_Exercise_
Reproduce the listing below exactly. Pictures do not belong in the copy.

_Available data_
========================================================================
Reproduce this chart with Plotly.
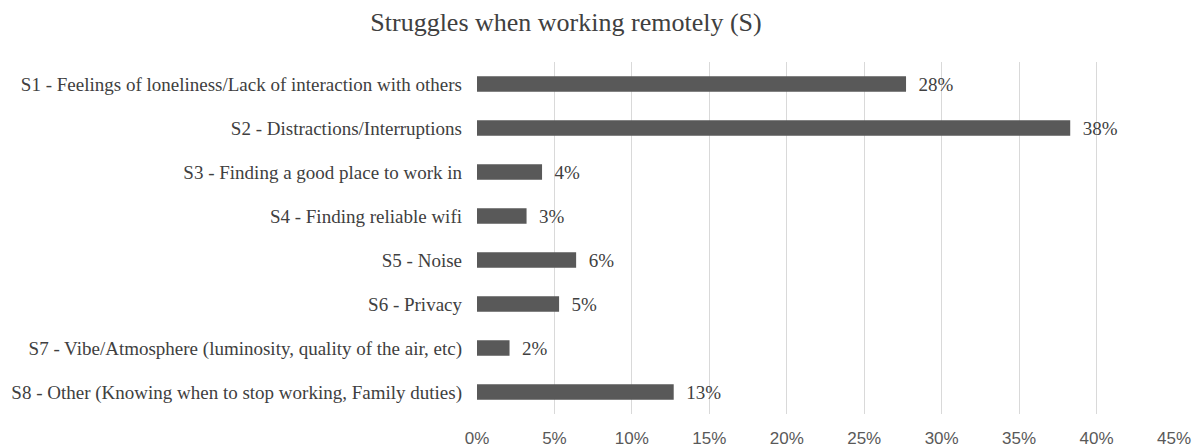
import plotly.graph_objects as go

# Survey answers: share of respondents naming each struggle
categories = [
    "S1 - Feelings of loneliness/Lack of interaction with others",
    "S2 - Distractions/Interruptions",
    "S3 - Finding a good place to work in",
    "S4 - Finding reliable wifi",
    "S5 - Noise",
    "S6 - Privacy",
    "S7 - Vibe/Atmosphere (luminosity, quality of the air, etc)",
    "S8 - Other (Knowing when to stop working, Family duties)",
]
shares = [0.277, 0.383, 0.042, 0.032, 0.064, 0.053, 0.021, 0.127]
x_ticks = [0, 0.05, 0.10, 0.15, 0.20, 0.25, 0.30, 0.35, 0.40, 0.45]

SERIF = "Liberation Serif, Times New Roman, serif"
SANS = "Liberation Sans, Arial, sans-serif"

fig = go.Figure(
    go.Bar(
        x=shares,
        y=categories,
        orientation="h",
        marker=dict(color="#595959", line=dict(width=0)),
        width=0.35,
        texttemplate="  %{x:.0%}",
        textposition="outside",
        constraintext="none",
        cliponaxis=False,
        textfont=dict(family=SERIF, size=19, color="#404040"),
        hoverinfo="skip",
    )
)

fig.update_layout(
    width=1196,
    height=447,
    margin=dict(l=477, r=22, t=62, b=33),
    paper_bgcolor="white",
    plot_bgcolor="white",
    showlegend=False,
    title=dict(
        text="Struggles when working remotely (S)",
        font=dict(family=SERIF, size=26, color="#404040"),
        x=566 / 1196,
        xanchor="center",
        xref="container",
        y=0.95,
        yanchor="middle",
        yref="container",
    ),
)

fig.update_xaxes(
    range=[0, 0.45],
    tickvals=x_ticks,
    tickformat=".0%",
    showgrid=True,
    gridcolor="#d9d9d9",
    gridwidth=1,
    zeroline=False,
    showline=False,
    ticks="",
    automargin=False,
    ticklabelstandoff=12,
    tickfont=dict(family=SANS, size=17, color="#595959"),
)

fig.update_yaxes(
    autorange="reversed",
    showgrid=False,
    zeroline=False,
    showline=False,
    ticks="",
    automargin=False,
    ticklabelstandoff=14,
    tickfont=dict(family=SERIF, size=19, color="#404040"),
)

fig.write_html("out.html")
========================================================================
_Written answer_
Reproduce this chart with Plotly.
import plotly.graph_objects as go

# Survey answers: share of respondents naming each struggle
categories = [
    "S1 - Feelings of loneliness/Lack of interaction with others",
    "S2 - Distractions/Interruptions",
    "S3 - Finding a good place to work in",
    "S4 - Finding reliable wifi",
    "S5 - Noise",
    "S6 - Privacy",
    "S7 - Vibe/Atmosphere (luminosity, quality of the air, etc)",
    "S8 - Other (Knowing when to stop working, Family duties)",
]
shares = [0.277, 0.383, 0.042, 0.032, 0.064, 0.053, 0.021, 0.127]
x_ticks = [0, 0.05, 0.10, 0.15, 0.20, 0.25, 0.30, 0.35, 0.40, 0.45]

SERIF = "Liberation Serif, Times New Roman, serif"
SANS = "Liberation Sans, Arial, sans-serif"

fig = go.Figure(
    go.Bar(
        x=shares,
        y=categories,
        orientation="h",
        marker=dict(color="#595959", line=dict(width=0)),
        width=0.35,
        texttemplate="  %{x:.0%}",
        textposition="outside",
        constraintext="none",
        cliponaxis=False,
        textfont=dict(family=SERIF, size=19, color="#404040"),
        hoverinfo="skip",
    )
)

fig.update_layout(
    width=1196,
    height=447,
    margin=dict(l=477, r=22, t=62, b=33),
    paper_bgcolor="white",
    plot_bgcolor="white",
    showlegend=False,
    title=dict(
        text="Struggles when working remotely (S)",
        font=dict(family=SERIF, size=26, color="#404040"),
        x=566 / 1196,
        xanchor="center",
        xref="container",
        y=0.95,
        yanchor="middle",
        yref="container",
    ),
)

fig.update_xaxes(
    range=[0, 0.45],
    tickvals=x_ticks,
    tickformat=".0%",
    showgrid=True,
    gridcolor="#d9d9d9",
    gridwidth=1,
    zeroline=False,
    showline=False,
    ticks="",
    automargin=False,
    ticklabelstandoff=12,
    tickfont=dict(family=SANS, size=17, color="#595959"),
)

fig.update_yaxes(
    autorange="reversed",
    showgrid=False,
    zeroline=False,
    showline=False,
    ticks="",
    automargin=False,
    ticklabelstandoff=14,
    tickfont=dict(family=SERIF, size=19, color="#404040"),
)

fig.write_html("out.html")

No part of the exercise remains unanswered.